12. The gate driving circuit according to claim 11, wherein the negative voltage level of the clear signal is varied at least every frame.

13. The gate driving circuit according to claim 11, wherein the clear signal line is connected to a first back gate electrode included in a first transistor for controlling a node and a second back gate electrode included in a second transistor for generating output in response to a potential of the node, the node being included in the at least one of the scan signal generation circuit and the light-emitting signal generation circuit.

14. The gate driving circuit according to claim 13, wherein the negative voltage level of the clear signal is lower than a negative voltage level applied to respective source electrodes of the first and second transistors.

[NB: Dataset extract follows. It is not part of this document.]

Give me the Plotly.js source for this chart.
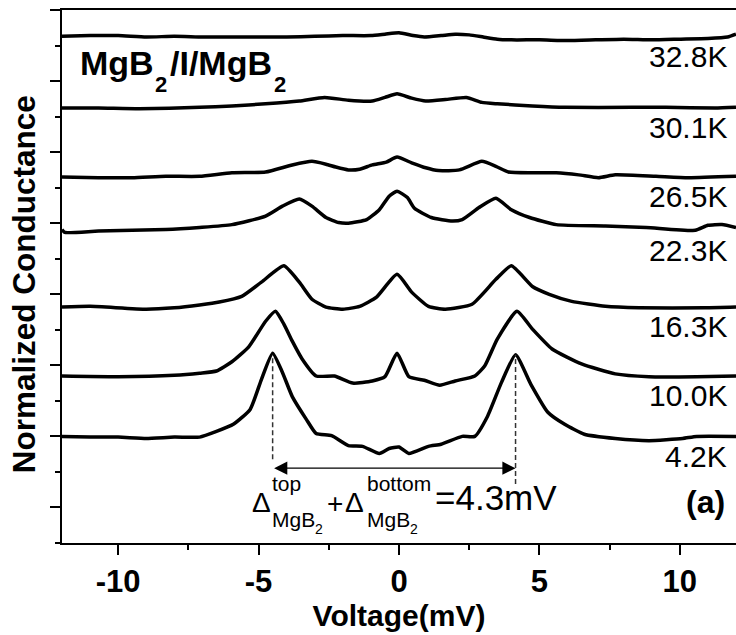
<!DOCTYPE html>
<html>
<head>
<meta charset="utf-8">
<script src="https://cdn.plot.ly/plotly-3.0.1.min.js"></script>
<style>html,body{margin:0;padding:0;background:#fff;}#chart{width:736px;height:635px;}</style>
</head>
<body>
<div id="chart"></div>
<script>
// ---- data (voltage in mV, normalized conductance) ----
var temps   = ['4.2K', '10.0K', '16.3K', '22.3K', '26.5K', '30.1K', '32.8K'];
var offsets = [0, 0.85, 1.82, 2.90, 3.65, 4.62, 5.63];

var v42 = [-12, -11, -10, -9, -8, -7.1, -6.5, -5.9, -5.3, -4.9, -4.5, -4.15, -3.8, -3.3, -2.95, -2.4, -1.8, -1.3, -0.7, -0.35, 0, 0.35, 1.05, 1.5, 2.25, 2.7, 3.15, 3.65, 4.15, 4.7, 5.3, 5.9, 6.6, 7.7, 8.9, 10.1, 10.6, 12];
var g42 = [1.00, 0.99, 0.99, 0.97, 0.99, 0.99, 1.07, 1.17, 1.38, 1.80, 2.17, 1.90, 1.56, 1.24, 1.04, 1.01, 0.87, 0.86, 0.76, 0.83, 0.85, 0.76, 0.86, 0.89, 1.00, 1.00, 1.28, 1.76, 2.15, 1.73, 1.34, 1.17, 1.03, 0.97, 0.94, 0.97, 1.00, 1.00];

var v10 = [-12, -10, -8, -7.1, -6.5, -5.95, -5.35, -4.75, -4.4, -4.1, -3.8, -3.45, -2.95, -2.3, -1.65, -0.95, -0.5, -0.07, 0.35, 0.9, 1.45, 2.0, 2.7, 3.05, 3.5, 4.2, 4.75, 5.45, 6.5, 7.7, 8.9, 10.6, 12];
var g10 = [1.00, 0.99, 1.01, 1.04, 1.07, 1.20, 1.41, 1.77, 1.91, 1.73, 1.49, 1.24, 1.00, 1.00, 0.90, 0.93, 0.99, 1.32, 0.99, 0.94, 0.87, 0.93, 1.00, 1.14, 1.52, 1.91, 1.66, 1.38, 1.17, 1.03, 0.99, 0.99, 1.00];

var v16 = [-12, -11, -9, -8, -7.1, -6.4, -5.6, -4.9, -4.1, -3.55, -3.1, -2.6, -2.0, -1.4, -0.8, -0.07, 0.45, 1.05, 1.65, 2.6, 3.45, 4.0, 4.75, 5.35, 6.15, 7.35, 8.55, 10.9, 12];
var g16 = [1.00, 1.01, 0.97, 0.99, 1.03, 1.07, 1.15, 1.35, 1.58, 1.35, 1.11, 1.00, 0.97, 1.01, 1.14, 1.46, 1.21, 1.01, 0.97, 1.04, 1.39, 1.58, 1.29, 1.18, 1.08, 1.01, 0.99, 0.99, 1.00];

var v22 = [-12, -11.9, -10.7, -8.3, -7.1, -5.95, -4.75, -4.15, -3.55, -3.1, -2.6, -2.15, -1.8, -1.15, -0.7, -0.35, -0.07, 0.3, 0.55, 1.15, 1.9, 2.25, 2.85, 3.45, 4.0, 4.65, 5.6, 7.35, 8.8, 10.55, 11.0, 11.5, 12];
var g22 = [1.01, 0.97, 0.99, 1.01, 1.04, 1.08, 1.20, 1.34, 1.44, 1.34, 1.18, 1.11, 1.10, 1.15, 1.29, 1.48, 1.55, 1.46, 1.31, 1.18, 1.13, 1.15, 1.32, 1.45, 1.29, 1.18, 1.08, 1.06, 1.04, 1.00, 1.07, 1.08, 1.04];

var v26 = [-12, -10.7, -9.5, -8.3, -7.1, -5.95, -4.75, -3.8, -3.1, -2.6, -2.25, -1.8, -1.4, -0.95, -0.45, -0.07, 0.45, 0.95, 1.4, 2.15, 2.95, 3.45, 3.9, 4.75, 5.6, 6.4, 7.1, 7.7, 9.15, 10.3, 12];
var g26 = [1.00, 0.99, 0.99, 1.01, 1.01, 1.06, 1.07, 1.17, 1.22, 1.18, 1.14, 1.10, 1.11, 1.17, 1.21, 1.28, 1.20, 1.13, 1.09, 1.10, 1.22, 1.15, 1.07, 1.06, 1.06, 1.03, 0.99, 1.03, 1.01, 0.99, 1.01];

var v30 = [-12, -10.7, -9.25, -7.1, -5.95, -4.75, -3.55, -2.65, -1.8, -0.95, -0.5, -0.07, 0.45, 0.95, 1.65, 2.4, 2.95, 3.5, 4.75, 5.9, 8.3, 9.5, 11.25, 12];
var g30 = [1.00, 1.00, 0.99, 1.01, 1.03, 1.06, 1.10, 1.15, 1.11, 1.10, 1.15, 1.20, 1.14, 1.10, 1.12, 1.15, 1.08, 1.06, 1.03, 1.01, 1.01, 1.01, 1.00, 1.01];

var v32 = [-12, -11, -10, -9, -8, -7, -6, -5, -4, -3, -2, -1, -0.5, 0, 0.5, 0.9, 1.5, 2.0, 2.5, 3.0, 3.5, 4, 5, 6, 7, 8, 9, 10, 11, 11.7, 12];
var g32 = [1.00, 1.01, 1.01, 0.99, 1.00, 0.99, 0.99, 0.99, 0.99, 1.00, 1.01, 1.01, 1.03, 1.05, 1.01, 0.99, 1.01, 1.03, 1.02, 0.99, 0.96, 0.95, 0.95, 0.94, 0.95, 0.96, 0.95, 0.96, 0.97, 0.99, 1.03];

var voltages = [v42, v10, v16, v22, v26, v30, v32];
var conductances = [g42, g10, g16, g22, g26, g30, g32];

// gap peaks of the 4.2K curve (mV)
var gapPeaks = [-4.5, 4.15];

var xTickVals = [-10, -5, 0, 5, 10];
var xTickText = ['-10', '-5', '0', '5', '10'];

// ---- build ----
var FONT = 'Liberation Sans, Arial, Helvetica, sans-serif';
var traces = temps.map(function (t, i) {
  return {
    type: 'scatter', mode: 'lines', name: t,
    x: voltages[i],
    y: conductances[i].map(function (g) { return g + offsets[i]; }),
    line: { color: '#000', width: 3.5, shape: 'spline', smoothing: 0.5 },
    hoverinfo: 'skip'
  };
});

var peakTop = Math.max.apply(null, g42) + offsets[0];
var arrowY = 0.553;

var shapes = [
  { type: 'line', xref: 'x', yref: 'y', x0: gapPeaks[0], x1: gapPeaks[0], y0: 0.68, y1: peakTop - 0.02,
    line: { color: '#333', width: 1.5, dash: '5px,3px' } },
  { type: 'line', xref: 'x', yref: 'y', x0: gapPeaks[1], x1: gapPeaks[1], y0: 0.33, y1: peakTop - 0.02,
    line: { color: '#333', width: 1.5, dash: '5px,3px' } }
];

function txt(xref, x, y, text, size, xanchor, bold) {
  return { xref: xref, yref: 'y', x: x, y: y, text: text, xanchor: xanchor, yanchor: 'middle',
    showarrow: false, font: { family: FONT, size: size, color: '#000', weight: bold ? 'bold' : 'normal' } };
}

var annotations = temps.map(function (t, i) {
  return txt('paper', 0.99, offsets[i] + 0.72, t, 30, 'right', false);
});

annotations.push(
  // sample label MgB2/I/MgB2
  txt('paper', 0.0237, 6.25, 'MgB', 34, 'left', true),
  txt('paper', 0.135, 5.95, '2', 22, 'left', true),
  txt('paper', 0.157, 6.25, '/I/MgB', 34, 'left', true),
  txt('paper', 0.3116, 5.95, '2', 22, 'left', true),
  // panel label
  txt('paper', 0.987, 0.076, '(a)', 32, 'right', true),
  // double arrow between gap peaks
  { xref: 'x', yref: 'y', axref: 'x', ayref: 'y', x: gapPeaks[1], y: arrowY, ax: gapPeaks[0], ay: arrowY,
    text: '', showarrow: true, arrowside: 'end+start', arrowhead: 2, arrowsize: 2.2, arrowwidth: 1.2,
    arrowcolor: '#000', standoff: 0, startstandoff: 0 },
  // formula pieces
  txt('x', -4.88, 0.07, 'Δ', 28, 'center', false),
  txt('x', -4.58, 0.34, 'top', 21, 'left', false),
  txt('x', -4.58, -0.17, 'MgB', 21, 'left', false),
  txt('x', -3.07, -0.30, '2', 14, 'left', false),
  txt('x', -2.28, 0.05, '+', 28, 'center', false),
  txt('x', -1.57, 0.07, 'Δ', 28, 'center', false),
  txt('x', -1.22, 0.34, 'bottom', 21, 'left', false),
  txt('x', -1.2, -0.17, 'MgB', 21, 'left', false),
  txt('x', 0.31, -0.30, '2', 14, 'left', false),
  txt('x', 1.2, 0.14, '=4.3mV', 35, 'left', false),
  // y axis title
  { xref: 'paper', yref: 'paper', x: -0.056, y: 0.486, text: 'Normalized Conductance', textangle: -90,
    xanchor: 'center', yanchor: 'middle', showarrow: false,
    font: { family: FONT, size: 31.5, color: '#000', weight: 'bold' } }
);

var layout = {
  width: 736, height: 635,
  margin: { l: 62, r: 0, t: 10, b: 92, pad: 0 },
  paper_bgcolor: '#fff', plot_bgcolor: '#fff',
  showlegend: false,
  font: { family: FONT, color: '#000' },
  xaxis: {
    range: [-12, 12], tickmode: 'array', tickvals: xTickVals, ticktext: xTickText,
    ticks: 'outside', ticklen: 10, tickwidth: 2, tickcolor: '#000',
    minor: { tickmode: 'linear', tick0: 0, dtick: 2.5, ticks: 'outside', ticklen: 5, tickwidth: 2, tickcolor: '#000', showgrid: false },
    showline: true, linewidth: 2, linecolor: '#000', mirror: true,
    showgrid: false, zeroline: false, automargin: false,
    tickfont: { family: FONT, size: 31, weight: 'bold', color: '#000' },
    title: { text: 'Voltage(mV)', font: { family: FONT, size: 30, weight: 'bold', color: '#000' }, standoff: 2 }
  },
  yaxis: {
    range: [-0.5, 7], tickmode: 'linear', tick0: 0, dtick: 1,
    ticks: 'outside', ticklen: 10, tickwidth: 2, tickcolor: '#000',
    minor: { tickmode: 'linear', tick0: 0, dtick: 0.5, ticks: 'outside', ticklen: 5, tickwidth: 2, tickcolor: '#000', showgrid: false },
    showline: true, linewidth: 2, linecolor: '#000', mirror: false,
    showticklabels: false, showgrid: false, zeroline: false, automargin: false
  },
  shapes: shapes,
  annotations: annotations
};

Plotly.newPlot('chart', traces, layout, { displayModeBar: false, staticPlot: true });
</script>
</body>
</html>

15. The gate driving circuit according to claim 11, wherein the clear signal line comprises: the first clear signal line connected to a first back gate electrode of a first transistor included in the scan node control circuit, a second back gate electrode of a second transistor included in the scan signal output circuit, and a third back gate electrode of a third transistor included in the scan carry signal output circuit; and the second clear signal line connected to a fourth back gate electrode of a fourth transistor included in the light-emitting node control circuit, a fifth back gate electrode of a fifth transistor included in the light-emitting signal output circuit, and a sixth back gate electrode of a sixth transistor included in the light-emitting carry signal output circuit.

16. The gate driving circuit according to claim 15, wherein a voltage level of the first clear signal and a voltage level of the second clear signal are the same during a first time and different during a second time.

17. The gate driving circuit according to claim 11, wherein the scan signal generation circuit and the light-emitting signal generation circuit are initialized simultaneously.

18. The gate driving circuit according to claim 11, wherein the negative voltage level of the clear signal is lower than a negative voltage level of the start signal.